Na ação civil, há um
pedido de liminar para exigir que os pacientes atendidos na “emergência
de lata” permaneçam no máximo 24 horas na unidade. Caso seja necessária a
internação, eles deverão ser transferidos para outros hospitais
públicos ou privados, com as despesas pagas pela União.
João
Balbino foi internado no dia 26 de setembro. Durante o período que
permaneceu na emergência, apresentou uma celulite na perna. Em seguida,
foi diagnosticado que ele estava com o VRE. O caso veio à tona esta
semana, mas a data exata de quando foi dado o diagnóstico não foi
divulgada. Na sexta-feira, o paciente foi transferido para o setor de
Clínica Cirúrgica da unidade, e está em isolamento.
Morador da
Ilha do Governador, o paciente é cardíaco. A família foi surpreendida
pela notícia de que o estado de saúde dele se agravou. Mulher de João
Balbino, Maria disse que ele foi levado para o hospital após ter sofrido
um desmaio.
— Se ele pegou uma bactéria, foi lá no hospital. O
meu filho está o tempo todo ao lado dele para saber o que de fato
aconteceu — disse a idosa, que se recupera de uma fratura de fêmur e não
pode sair de casa.
Em nota, o Núcleo estadual do Ministério da
Saúde informou na sexta-feira que a contaminação daquela unidade foi
detectada pela Comissão de Controle de Infecção Hospitalar do hospital, e
que todas as medidas técnicas cabíveis já foram tomadas. O Ministério
da Saúde afirmou ainda que o paciente tem sido mantido sob observação.
Segundo o comunicado, estão sendo feitos exames para saber se há outros
pacientes contaminados entre os 36 internados, mas até agora nada foi
constatado.
O diretor do Sindicato dos Médicos, Júlio Noronha,
disse que infecções por VRE costumam ser graves, em especial em
pacientes já debilitados ou com imunodeficiências, como transplantados
ou doentes com diabetes severas. Ele chamou atenção para a necessidade
de se agir rápido, uma vez que o contágio por este tipo de bactéria é
muito agressivo.
— Em 2007, houve uma situação semelhante no Hospital de Bonsucesso que levou alguns pacientes à morte — observou Noronha.
Emergência superlotada
O
diretor do sindicato lembrou ainda que os contêineres só têm capacidade
para cerca de 30 pessoas, mas há uma superlotação das unidades, que já
chegou a ter mais de 70 pessoas internadas.
O Hospital Geral de
Bonsucesso informou na sexta-feira que há ainda 36 pacientes internados
na Unidade de Suporte de Emergência.
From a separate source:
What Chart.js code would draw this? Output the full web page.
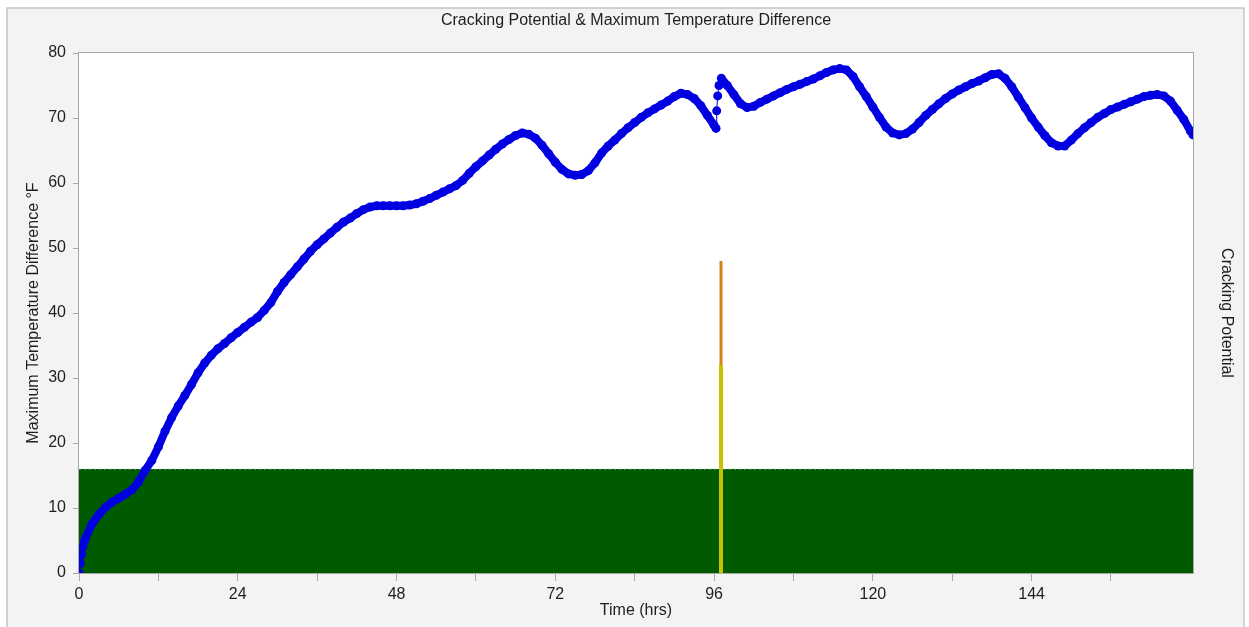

Uma análise feita pela divisão de
engenharia da unidade concluiu que o sistema de renovação de ar dentro
da emergência não estava funcionando bem. No setor feminino, só estariam
ocorrendo quatro trocas de ar, sendo duas delas com ar externo, e, no
masculino, três trocas, sendo uma e meia externa. O recomendável seriam
seis trocas, incluindo duas com ar externo.
A Comissão de Controle
de Infecção Hospitalar da unidade pediu que o problema fosse corrigido
para evitar riscos para os pacientes. O Cremerj também enviou ofício à
direção do hospital exigindo providências, no dia 10 deste mês.
No
início de 2011, a Controladoria Geral da União apontou irregularidades,
inclusive sobrepreço, nas obras da emergência. A reforma era feita pela
empresa Globotec.
A história se repete
Esta
não é a primeira vez que pacientes do Hospital Federal de Bonsucesso,
antigo HGB, são contaminados pela superbactéria enterococo resistente ao
antibiótico vancomicina (VRE). Há exatos cinco anos, 16 pessoas
morreram em decorrência de complicações causadas por essa bactéria.
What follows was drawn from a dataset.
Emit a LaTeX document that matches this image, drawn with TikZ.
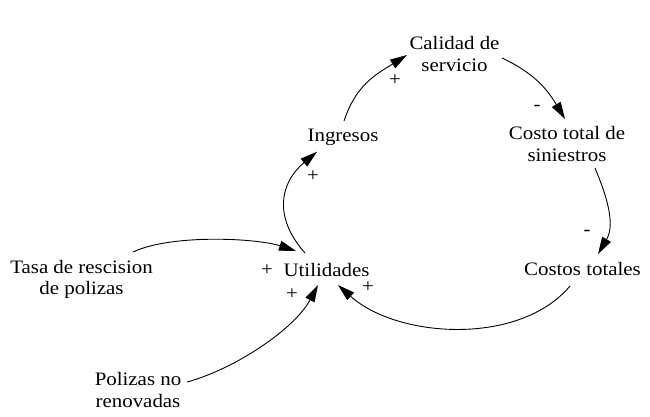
\documentclass[tikz,border=0pt]{standalone}
\usepackage{fontspec}
\setmainfont{Liberation Serif}[FakeStretch=1.1]
\usetikzlibrary{arrows.meta}
\begin{document}
\begin{tikzpicture}[x=1pt,y=1pt,
  lbl/.style={font=\fontsize{19}{21.5}\selectfont, inner sep=0pt, align=center},
  sgn/.style={font=\fontsize{19}{21.5}\selectfont, inner sep=0pt},
  link/.style={line width=0.9pt, -{Triangle[length=17pt,width=10pt]}}]
\useasboundingbox (0,0) rectangle (650,-416);
% nodes
\node[lbl, anchor=base] (util) at (326.5,-276) {Utilidades};
\node[lbl, anchor=base] (ing) at (343,-141.7) {Ingresos};
\node[lbl] (cal) at (454.5,-54) {Calidad de\\servicio};
\node[lbl] (cost) at (567,-144) {Costo total de\\siniestros};
\node[lbl, anchor=base] (ctot) at (582.5,-275) {Costos totales};
\node[lbl] (tasa) at (81.5,-279.5) {Tasa de rescision\\de polizas};
\node[lbl] (pol) at (138,-390) {Polizas no\\renovadas};
% signs
\node[sgn] (s1) at (267,-270) {+};
\node[sgn] (s2) at (292,-294) {+};
\node[sgn] (s3) at (368,-287.5) {+};
\node[sgn] (s4) at (313,-176) {+};
\node[sgn] (s5) at (395,-80) {+};
\node[sgn] (s6) at (537,-108) {-};
\node[sgn] (s7) at (587,-233) {-};
% connectors
\draw[link] ([shift={(-21.5,23)}]util.base) .. controls +(-32,36) and +(-37,-31) .. ([shift={(-26,-10)}]ing.base);
\draw[link] ([shift={(1,20.7)}]ing.base) .. controls +(12,36) and +(-32,-20) .. ([shift={(-47.5,-1)}]cal.center);
\draw[link] ([shift={(47.5,-4)}]cal.center) .. controls +(32,-15) and +(-18,30) .. ([shift={(-2,25)}]cost.center);
\draw[link] ([shift={(28,-24)}]cost.center) .. controls +(13,-31) and +(17,29) .. ([shift={(15.5,21)}]ctot.base);
\draw[link] ([shift={(-12.5,-11)}]ctot.base) .. controls +(-51,-60.5) and +(59,-53) .. ([shift={(11.5,-9)}]util.base);
\draw[link] ([shift={(51.5,27.5)}]tasa.center) .. controls +(38,18) and +(-40,13) .. ([shift={(-30.5,25)}]util.base);
\draw[link] ([shift={(49,8)}]pol.center) .. controls +(48,13) and +(-23.5,-44) .. ([shift={(-8.5,-9)}]util.base);
\end{tikzpicture}
\end{document}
Outros 33 também foram contaminados, mas receberam alta após o
tratamento.
Os casos no antigo HGB foram identificados em outubro
de 2007, na emergência do hospital, que acabou fechada dias depois. A
contaminação foi descoberta quatro meses após o Conselho Regional de
Medicina (Cremerj) denunciar a superlotação da unidade. Dos 16 doentes
com infecção confirmada, cinco estariam no Centro de Terapia Intensiva
(CTI) e os outros 11, divididos em unidades de isolamento dentro do
hospital, principalmente no segundo andar do prédio. As mortes começaram
a ocorrer entre outubro e novembro naquele ano.
Também em 2007,
outros casos de contaminação da superbactéria foram detectados no
Hospital Souza Aguiar, onde quatro pacientes foram vítimas da bactéria,
mas somente um desenvolveu a doença.